While much of the Asian world works from dawn to dusk for a few handfuls of rice, many Americans are more concerned with how to lose weight! While many people in the world can’t read or write, Americans worry about choosing the "right" school for their children. While much of the world barely has two changes of clothes, many Americans are concerned primarily with the latest fashion and color.

I don’t really need to develop this point. Most North Americans are already vaguely aware of these material luxuries and privileges, although they rarely pause to thank God for them. But we seem to be less aware of the spiritual luxuries we enjoy. Let us concentrate on this area for a moment.

First of all, in the United States, we know about Jesus. Even if His beautiful name is used as a curse word or joke, virtually every American has at least heard the Christmas story. Most have heard the gospel repeatedly. How different this is from my native Asia.

For nearly six years, I wandered from village to village and street to street in North India. Everywhere I would ask the same question, "Have you heard of Jesus?"

I cannot tell you how many times we would hear the reply, "Sir, there is no Jesus Christ living here. Maybe he lives in the next village. Why don’t you try there?"

Millions of people in Asia have not once heard the gospel yet, have never seen a Bible, a tract or a Christian video. Hundreds of millions have never heard a Christian radio broadcast or even met a believer—let alone spoken with a trained missionary.

Hundreds of thousands of villages are without a Christian witness, and there are 11,000 unreached people groups in the world still without a church! Most of these are in Asia.

Many times, when I quote these gigantic numbers to audiences, I see eyes glaze over. These numbers have been heard so many times they have lost their impact. But remember, we’re talking about real people with lost souls. These are not monkeys jumping up and down, or fish in the sea, but people who are born and die, love and hate. They suffer loneliness, guilt and pain just as you and I do.

Compare this crying need overseas to the present situation in the United States alone:

More that one million Americans are ordained ministers, leaving one preacher for every 240 persons.

There are more than 360,921 churches, 6,100 Christian bookstores, 1,393 Christian radio stations, 259 Christian television stations and 1,068 producers of religious broadcasts. Also, we have countless Christian schools, colleges and seminaries.
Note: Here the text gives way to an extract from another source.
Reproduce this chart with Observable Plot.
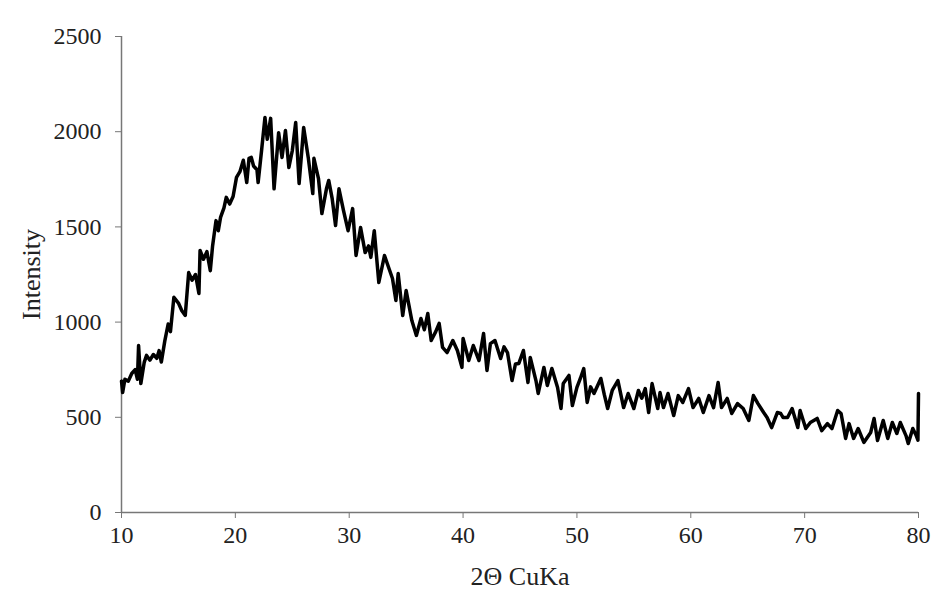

More than ninety-five percent of the total church budget in the United States is spent at home to maintain programs rather than to reach out in missions. Of the five percent that goes overseas to missions, one percent is used to reach the unreached.

Only one out of every 171 North American missionaries serving overseas is concentrating on going to the unreached peoples.

The situation here at home is scandalous. A tiny slice of the world’s population, living in the U.S. and Canada, is getting stuffed with the gospel over and over while most of the world is still waiting for a first bite.

Our first reaction, I suppose, should be to fall on our knees and thank God for the privilege of living in a nation that is super-saturated with the gospel. But next, we need to ask ourselves seriously why God has given the United States these tremendous material and spiritual resources.